Francisco J. A. de Aquino disse...

Muito boa essa postagem!

Anônimo disse...

Tiago,

Não achei vc não, mas achei *MUITO* bom o blog vidaemminiatura tanto o video da entrevista como o artigo que vc escreveu depois.

Brigaduuuuu!

Beco

(enviado por e-mail)

Kruger, Israel disse...

Carissimo,

Excelente post, realmente este cara mexe com as multidoes! E muito provavelmente ira conquistar a presidência de Fide em breve.

Abraço

PS: só lembrando que o Vescovi é gaúcho de Porto Alegre

Anônimo disse...

Alguém aí sabe quando e em que programa do SporTV vai passar a entrevista?

Anônimo disse...

Oi, não sei quando vai passar no SporTv, mas é possível assistir no Youtube.
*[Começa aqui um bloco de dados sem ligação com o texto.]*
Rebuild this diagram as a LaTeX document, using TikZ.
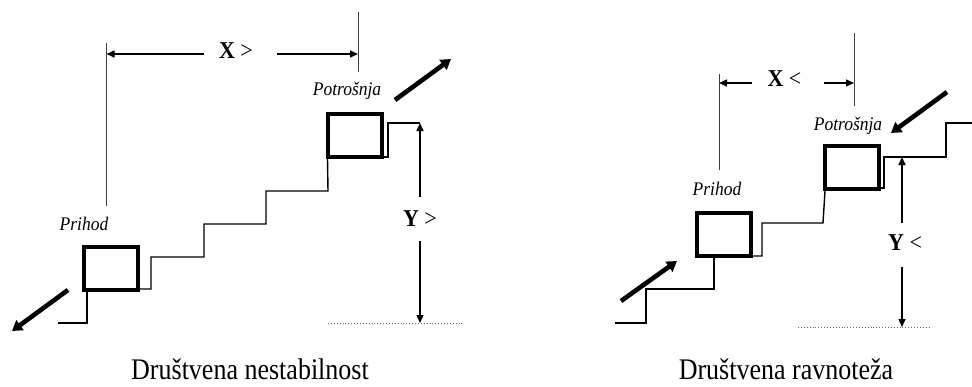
\documentclass[tikz,border=0pt]{standalone}
\usepackage{fontspec}
\setmainfont{Liberation Serif}
\usetikzlibrary{arrows.meta,calc}
\newcommand{\tallA}[1]{\scalebox{1}[1.1]{#1}}
\newcommand{\tallB}[1]{\scalebox{1}[1.15]{#1}}
\begin{document}
\begin{tikzpicture}[x=1pt,y=-1pt,
  box/.style={draw,line width=4pt,minimum width=54pt,minimum height=43pt,inner sep=0pt},
  lbl/.style={font=\fontsize{17.5}{20}\selectfont\itshape,inner sep=0pt,anchor=base},
  dimtxt/.style={font=\fontsize{22}{24}\selectfont,inner sep=0pt,anchor=base},
  caption/.style={font=\fontsize{26}{28}\selectfont,inner sep=0pt,anchor=base},
  stair/.style={line width=1.4pt},
  ext/.style={line width=0.9pt,black!75},
  dim/.style={line width=1.5pt,-{Triangle[length=8pt,width=7pt]}},
  big/.style={line width=4.6pt,-{Triangle[length=10pt,width=12pt]}},
  base/.style={line width=0.9pt,black!60,dotted}]
\useasboundingbox (0,0) rectangle (972,386);
% ---------------- left panel ----------------
\node[box] (pl) at (111,268.5) {};
\node[box] (ppl) at (354.5,135.5) {};
\node[lbl] (tpl) at (84,230.5) {\tallA{Prihod}};
\node[lbl] (tppl) at (347,95.5) {\tallA{Potrošnja}};
\coordinate (e1a) at (106.5,43);  \coordinate (e1b) at (106.5,206);
\coordinate (e2a) at (358,12);    \coordinate (e2b) at (358,72);
\draw[ext] (e1a) -- (e1b);
\draw[ext] (e2a) -- (e2b);
\node[dimtxt] (xl) at (236,58.5) {\tallA{\textbf{X} >}};
\coordinate (xl1) at (204,54); \coordinate (xl2) at (277,54);
\draw[dim] (xl1) -- (xl1 -| e1a);
\draw[dim] (xl2) -- (xl2 -| e2a);
\node[dimtxt] (yl) at (420,226.5) {\tallA{\textbf{Y} >}};
\coordinate (yl1) at (420,197); \coordinate (yl2) at (420,241);
\coordinate (ylt) at (420,123);
\coordinate (bl1) at (328,323); \coordinate (bl2) at (462,323);
\draw[base] (bl1) -- (bl2);
\draw[dim] (yl1) -- (ylt);
\draw[dim] (yl2) -- (yl2 |- bl1);
% stairs
\coordinate (sl0) at (58,323);
\draw[stair] ([xshift=5pt]pl.south west) |- (sl0);
\draw[stair] ([yshift=3pt]pl.south east) -- (151,289) |- (204,257) |- (266,224) |- (328,191) -- ([xshift=2pt]ppl.south west);
\draw[stair] ([yshift=2pt]ppl.south east) -- (388,157) |- (ylt);
% big arrows
\coordinate (al1) at (68,290); \coordinate (al2) at (12,331);
\draw[big] (al1) -- (al2);
\coordinate (al3) at (395,100); \coordinate (al4) at (451,59);
\draw[big] (al3) -- (al4);
\node[caption] (cl) at (250,379) {\tallB{Društvena nestabilnost}};
% ---------------- right panel ----------------
\node[box] (pr) at (724,234.5) {};
\node[box] (ppr) at (852,167.5) {};
\node[lbl] (tpr) at (717,195) {\tallA{Prihod}};
\node[lbl] (tppr) at (848,130) {\tallA{Potrošnja}};
\coordinate (e3a) at (719,74);  \coordinate (e3b) at (719,170);
\coordinate (e4a) at (854,33);  \coordinate (e4b) at (854,106);
\draw[ext] (e3a) -- (e3b);
\draw[ext] (e4a) -- (e4b);
\node[dimtxt] (xr) at (784.5,86.5) {\tallA{\textbf{X} <}};
\coordinate (xr1) at (752,83); \coordinate (xr2) at (824,83);
\draw[dim] (xr1) -- (xr1 -| e3a);
\draw[dim] (xr2) -- (xr2 -| e4a);
\node[dimtxt] (yr) at (905,250.5) {\tallA{\textbf{Y} <}};
\coordinate (yr1) at (902,223); \coordinate (yr2) at (902,267);
\coordinate (yrt) at (902,157);
\coordinate (br1) at (798,327); \coordinate (br2) at (929,327);
\draw[base] (br1) -- (br2);
\draw[dim] (yr1) -- (yrt);
\draw[dim] (yr2) -- (yr2 |- br1);
% stairs
\coordinate (sr0) at (615,323);
\draw[stair] ([xshift=-10pt]pr.south) |- (646,289) |- (sr0);
\draw[stair] ([yshift=2pt]pr.south east) -- (762,256) |- (823,223) -- ([xshift=2pt]ppr.south west);
\coordinate (sr9) at (972,123);
\draw[stair] ([yshift=3pt]ppr.south east) -- (884,188) |- (946,157) |- (sr9);
% big arrows
\coordinate (ar1) at (621,301); \coordinate (ar2) at (677,261);
\draw[big] (ar1) -- (ar2);
\coordinate (ar3) at (947,92); \coordinate (ar4) at (891,133);
\draw[big] (ar3) -- (ar4);
\node[caption] (cr) at (786,379) {\tallB{Društvena ravnoteža}};
\end{tikzpicture}
\end{document}
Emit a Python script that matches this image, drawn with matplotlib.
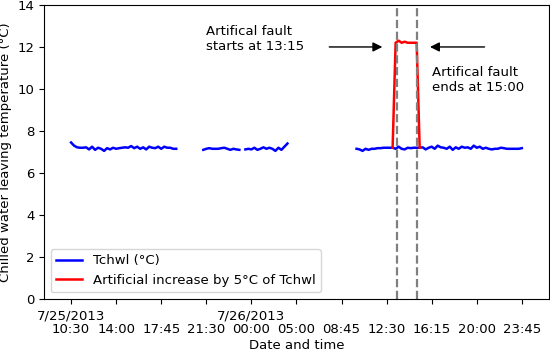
import numpy as np
import matplotlib.pyplot as plt

plt.rcParams['font.size'] = 9.5

# Tchwl samples (15 min steps), split in segments where data exists
seg_starts = [0, 44, 58, 95]
seg_values = [
    [7.45, 7.3, 7.22, 7.2, 7.2, 7.22, 7.12, 7.25, 7.1, 7.2, 7.15, 7.05, 7.18, 7.12,
     7.2, 7.15, 7.18, 7.2, 7.22, 7.2, 7.28, 7.18, 7.25, 7.15, 7.22, 7.12, 7.25, 7.2,
     7.18, 7.25, 7.15, 7.25, 7.2, 7.2, 7.15, 7.15],
    [7.1, 7.15, 7.18, 7.15, 7.15, 7.15, 7.18, 7.2, 7.15, 7.1, 7.15, 7.12, 7.1],
    [7.12, 7.15, 7.12, 7.2, 7.1, 7.15, 7.22, 7.15, 7.2, 7.15, 7.05, 7.2, 7.1, 7.25, 7.4],
    [7.15, 7.12, 7.05, 7.15, 7.1, 7.15, 7.15, 7.18, 7.18, 7.2, 7.2, 7.2, 7.2, 7.15,
     7.25, 7.15, 7.12, 7.2, 7.18, 7.2, 7.2, 7.2, 7.22, 7.12, 7.2, 7.25, 7.15, 7.3,
     7.22, 7.2, 7.15, 7.25, 7.1, 7.22, 7.15, 7.25, 7.2, 7.22, 7.15, 7.3, 7.2, 7.25,
     7.15, 7.2, 7.15, 7.12, 7.15, 7.15, 7.2, 7.18, 7.15, 7.15, 7.15, 7.15, 7.15, 7.18],
]

# artificial fault
fault_start = 107
fault_values = [7.2, 12.2, 12.3, 12.2, 12.25, 12.2, 12.2, 12.2, 12.2, 7.2]
fault_marks = [108.3, 115]

tick_pos = list(range(0, 151, 15))
tick_labels = ["10:30", "14:00", "17:45", "21:30", "00:00", "05:00",
               "08:45", "12:30", "16:15", "20:00", "23:45"]
date_pos = [0, 60]
date_labels = ["7/25/2013", "7/26/2013"]

# build series with NaN in the gaps
n = 151
tchwl = np.full(n, np.nan)
for s, vals in zip(seg_starts, seg_values):
    tchwl[s:s + len(vals)] = vals
idx = np.arange(n)

fig = plt.figure(figsize=(5.5, 3.55), dpi=100)
ax = fig.add_axes([0.08, 0.158, 0.918, 0.828])

ax.plot(idx, tchwl, color='blue', lw=1.8, label='Tchwl (°C)')
fx = np.arange(fault_start, fault_start + len(fault_values))
ax.plot(fx, fault_values, color='red', lw=1.8, label='Artificial increase by 5°C of Tchwl')
for m in fault_marks:
    ax.axvline(m, color='gray', ls='--', lw=1.6)

ax.annotate('', xy=(104.5, 12.0), xytext=(85, 12.0),
            arrowprops=dict(arrowstyle='-|>', color='black', lw=1, mutation_scale=14))
ax.annotate('', xy=(118.5, 12.0), xytext=(138.5, 12.0),
            arrowprops=dict(arrowstyle='-|>', color='black', lw=1, mutation_scale=14))
ax.text(45, 12.4, 'Artifical fault\nstarts at 13:15', va='center', ha='left')
ax.text(120, 10.45, 'Artifical fault\nends at 15:00', va='center', ha='left')

ax.set_xlim(-9, 159)
ax.set_ylim(0, 14)
ax.set_yticks(range(0, 15, 2))
ax.set_xticks(tick_pos)
ax.set_xticklabels(tick_labels)
ax.tick_params(axis='x', pad=14)
for p, d in zip(date_pos, date_labels):
    ax.text(p, -0.035, d, transform=ax.get_xaxis_transform(), ha='center', va='top')
ax.set_xlabel('Date and time', labelpad=2)
ax.set_ylabel('Chilled water leaving temperature (°C)')
ax.legend(loc='lower left')

fig.savefig('out.png')
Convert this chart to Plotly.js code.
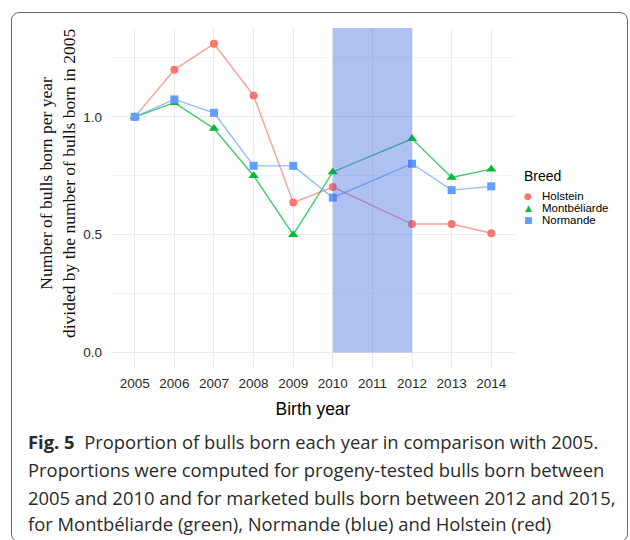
<!DOCTYPE html>
<html>
<head>
<meta charset="utf-8">
<script src="https://cdn.plot.ly/plotly-3.0.1.min.js"></script>
<style>
  html, body { margin:0; padding:0; background:#fff; }
  #wrap { position:relative; width:630px; height:540px; overflow:hidden; }
  #chart { position:absolute; left:0; top:0; width:630px; height:540px; }
  #frame { position:absolute; left:11px; top:12px; width:617px; height:530px;
           border:1px solid #6a6a6a; border-radius:8px; box-sizing:border-box; pointer-events:none; }
</style>
</head>
<body>
<div id="wrap">
  <div id="chart"></div>
  <div id="frame"></div>
</div>
<script>
// ---- data ----
const years = [2005, 2006, 2007, 2008, 2009, 2010, 2011, 2012, 2013, 2014];
const yearLabels = ["2005","2006","2007","2008","2009","2010","2011","2012","2013","2014"];
const holstein     = [1.00, 1.20, 1.31, 1.09, 0.636, 0.702, null, 0.545, 0.545, 0.506];
const montbeliarde = [1.00, 1.06, 0.95, 0.75, 0.50, 0.766, null, 0.907, 0.743, 0.778];
const normande     = [1.00, 1.074, 1.017, 0.792, 0.792, 0.657, null, 0.801, 0.689, 0.705];
const breeds = ["Holstein", "Montbéliarde", "Normande"];
const shadeStart = 2010, shadeEnd = 2012;
const captionLines = [
  "<b>Fig. 5</b>  Proportion of bulls born each year in comparison with 2005.",
  "Proportions were computed for progeny-tested bulls born between",
  "2005 and 2010 and for marketed bulls born between 2012 and 2015,",
  "for Montbéliarde (green), Normande (blue) and Holstein (red)"
];

const colors = ["#F8766D", "#00BA38", "#619CFF"];
const lineColors = ["rgba(248,118,109,0.7)", "rgba(0,186,56,0.75)", "rgba(97,156,255,0.7)"];
const symbols = ["circle", "triangle-up", "square"];
const series = [holstein, montbeliarde, normande];

const traces = series.map((vals, i) => ({
  type: "scatter", mode: "lines+markers", name: breeds[i],
  x: years, y: vals, connectgaps: true,
  line: { color: lineColors[i], width: 1.4 },
  marker: { color: colors[i], symbol: symbols[i], size: i === 1 ? 9 : 8 },
  showlegend: false, cliponaxis: false
}));

// Layout helpers (pixel -> paper)
const L = 111, R = 115, T = 28, B = 172, W = 630, H = 540;
const pw = W - L - R, ph = H - T - B;
const px = x => (x - L) / pw;
const py = y => (H - B - y) / ph;

const annotations = [];
// Y title
annotations.push({
  xref: "paper", yref: "paper", x: px(57), y: py(184), xanchor: "center", yanchor: "middle",
  textangle: -90, showarrow: false,
  text: "Number of bulls born per year<br>divided by the number of bulls born in 2005",
  font: { family: "Liberation Serif, serif", size: 17.5, color: "#111" }
});
// Legend
annotations.push({ xref:"paper", yref:"paper", x:px(522), y:py(176), xanchor:"left", yanchor:"middle",
  showarrow:false, text:"Breed", font:{ family:"Liberation Sans, Arial, sans-serif", size:14, color:"#000" }});
const legSym = ["●", "▲", "■"];
const legY = [196, 208, 220];
breeds.forEach((b, i) => {
  annotations.push({ xref:"paper", yref:"paper", x:px(528), y:py(legY[i]), xanchor:"center", yanchor:"middle",
    showarrow:false, text:legSym[i], font:{ family:"DejaVu Sans, sans-serif", size:9, color:colors[i] }});
  annotations.push({ xref:"paper", yref:"paper", x:px(540), y:py(legY[i]), xanchor:"left", yanchor:"middle",
    showarrow:false, text:b, font:{ family:"Liberation Sans, Arial, sans-serif", size:11.5, color:"#000" }});
});
// Caption
const capY = [441.5, 469.5, 497, 523.5];
captionLines.forEach((t, i) => {
  annotations.push({ xref:"paper", yref:"paper", x:px(26), y:py(capY[i]), xanchor:"left", yanchor:"middle",
    showarrow:false, text:t, font:{ family:"Open Sans, Noto Sans, sans-serif", size:18.4, color:"#2a2a2a" }});
});

const layout = {
  width: W, height: H,
  margin: { l: L, r: R, t: T, b: B },
  paper_bgcolor: "rgba(0,0,0,0)", plot_bgcolor: "#fff",
  showlegend: false,
  font: { family: "Liberation Sans, Arial, sans-serif", color: "#444" },
  xaxis: {
    range: [2004.4, 2014.6], tickvals: years, ticktext: yearLabels,
    showgrid: true, gridcolor: "#ebebeb", gridwidth: 1, zeroline: false, showline: false,
    ticks: "", ticklabelstandoff: 5,
    tickfont: { size: 13.5, color: "#2a2a2a" },
    title: { text: "Birth year", standoff: 13, font: { size: 17.5, color: "#000" } }
  },
  yaxis: {
    range: [-0.066, 1.377], tickvals: [0, 0.5, 1.0], ticktext: ["0.0", "0.5", "1.0"],
    showgrid: true, gridcolor: "#ebebeb", gridwidth: 1, zeroline: false, showline: false,
    ticks: "", ticklabelstandoff: 8,
    tickfont: { size: 13.5, color: "#2a2a2a" },
    minor: { tickvals: [0.25, 0.75, 1.25], showgrid: true, gridcolor: "#f4f4f4", gridwidth: 1 }
  },
  shapes: [{
    type: "rect", xref: "x", yref: "y", x0: shadeStart, x1: shadeEnd, y0: 0, y1: 1.377,
    fillcolor: "#4169E1", opacity: 0.42, line: { width: 0 }, layer: "above"
  }],
  annotations: annotations
};

Plotly.newPlot("chart", traces, layout, { staticPlot: true, displayModeBar: false });
</script>
</body>
</html>
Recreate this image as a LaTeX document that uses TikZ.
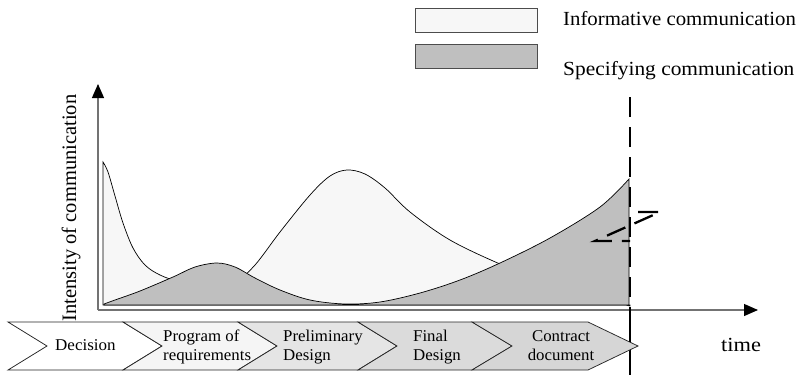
\documentclass[tikz,border=0pt]{standalone}
\usepackage{fontspec}
\setmainfont{Liberation Serif}
\usetikzlibrary{arrows.meta}
\newcommand{\widetext}[2]{\scalebox{#1}[1]{\begin{tabular}{@{}l@{}}#2\end{tabular}}}
\newcommand{\widectext}[2]{\scalebox{#1}[1]{\begin{tabular}{@{}c@{}}#2\end{tabular}}}
\tikzset{
  infofill/.style={fill=black!3, draw=black, line width=0.7pt},
  specfill/.style={fill=black!25, draw=black, line width=0.7pt},
  axisline/.style={draw=black!55, line width=1.2pt, -{Triangle[length=14pt,width=12pt,color=black]}},
  bigdash/.style={draw=black, line width=2.3pt, dash pattern=on 20pt off 10pt},
  phase/.style={draw=black!85, line width=0.75pt},
  phasetext/.style={font=\fontsize{16.5}{19.5}\selectfont, inner sep=0pt},
  bigtext/.style={font=\fontsize{20}{24}\selectfont, inner sep=0pt},
}
\begin{document}
\begin{tikzpicture}[x=1pt, y=-1pt]
\useasboundingbox (0,0) rectangle (806,375);

% informative communication
\path[infofill] (103,305) -- (103,162)
  -- plot[smooth, tension=0.55] coordinates {(103,162) (108,172) (115,196) (123,223) (133,248) (145,265) (160,275) (180,282) (210,288) (235,282) (255,265) (280,232) (310,195) (330,176) (347,170) (365,174) (385,188) (410,212) (450,240) (500,264) (560,288) (630,306)}
  -- (630,305) -- cycle;

% specifying communication
\path[specfill] (104,305)
  -- plot[smooth, tension=0.55] coordinates {(104,304) (115,300) (140,291) (173,277) (195,267) (217,263) (235,267) (255,278) (280,290) (310,300) (345,304) (380,302) (420,293) (460,280) (500,263) (550,238) (600,207) (629,179)}
  -- (629,305) -- cycle;

% axes
\coordinate (origin) at (98,310);
\coordinate (ytip) at (98,84);
\coordinate (xtip) at (758,310);
\draw[axisline] (origin) -- (ytip);
\draw[axisline] (origin) -- (xtip);

% milestone line and break mark
\coordinate (mtop) at (630,97);
\coordinate (mbot) at (630,375);
\draw[bigdash] (mtop) -- (mbot);
\draw[bigdash] (638,212) -- (660,212) -- (595,241) -- (630,241);

% phases
\path[phase, fill=white]    (8,322) -- (123,322) -- (162,346) -- (123,370) -- (8,370) -- (47,346) -- cycle;
\path[phase, fill=black!4]  (123,322) -- (238,322) -- (277,346) -- (238,370) -- (123,370) -- (162,346) -- cycle;
\path[phase, fill=black!10] (238,322) -- (358,322) -- (397,346) -- (358,370) -- (238,370) -- (277,346) -- cycle;
\path[phase, fill=black!14] (358,322) -- (472,322) -- (512,346) -- (472,370) -- (358,370) -- (397,346) -- cycle;
\path[phase, fill=black!16] (472,322) -- (588,322) -- (638,346) -- (588,370) -- (472,370) -- (512,346) -- cycle;
\draw[bigdash] (630,322) -- (630,375);

\node[phasetext, anchor=west] (p1) at (55,347) {\widetext{1.03}{Decision}};
\node[phasetext, anchor=west] (p2) at (163,347) {\widetext{1.02}{Program of\\requirements}};
\node[phasetext, anchor=west] (p3) at (283,347) {\widetext{1.02}{Preliminary\\Design}};
\node[phasetext, anchor=west] (p4) at (413,347) {\widetext{1.02}{Final\\Design}};
\node[phasetext] (p5) at (561,347) {\widectext{1.02}{Contract\\document}};

% labels
\node[bigtext, anchor=west] (time) at (721,345) {\scalebox{1.12}[1]{time}};
\node[bigtext, rotate=90] (ylab) at (71,208) {\fontsize{20.5}{24}\selectfont Intensity of communication};

% legend
\node[draw=black!70, fill=black!3, line width=0.8pt, minimum width=122pt, minimum height=24pt, inner sep=0pt] (leg1) at (476,20) {};
\node[draw=black!70, fill=black!25, line width=0.8pt, minimum width=122pt, minimum height=24pt, inner sep=0pt] (leg2) at (476,56) {};
\node[bigtext, anchor=west] (leg1t) at (563,19) {\scalebox{1.04}[1]{Informative communication}};
\node[bigtext, anchor=west] (leg2t) at (563,71) {\scalebox{1.07}[1]{Specifying communication}};
\end{tikzpicture}
\end{document}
Coloque na busca: Kasparov no Programa do Jô

joaquim virgolino disse...

PREZADO AMIGO,

Parabéns pela matéria sobre a vinda de Kasparov ao Brsil, muito bem elaborada e bastante criativa é Leontxo García na Espanha e você no Brasil. Valeu mesmo! Abraços,
Joaquim Virgolino - PB.

Glaucio Cafalchio disse...

Graaande Thiago!

Excelente matéria! Parabéns!!!
Você já é um dos jornalistas mais importantes do xadrez brasileiro. Nunca deixe de contribuir com nosso amado esporte utilizando seu grande talento com as palavras e com as peças!
Apareça qualquer dia em uma etapa do Vale! Um grande abraço!!!

Glaucio Cafalchio

JUSTI disse...

Grande Tiago,

Parabéns pela cobertura do evento e as matérias publicadas aqui no vidaemminiatura.com. Continue escrevendo ai com mais novidades do mundo do xadrez.
E não esquece de me entregar a caneta que o Kaspa deu autografos!!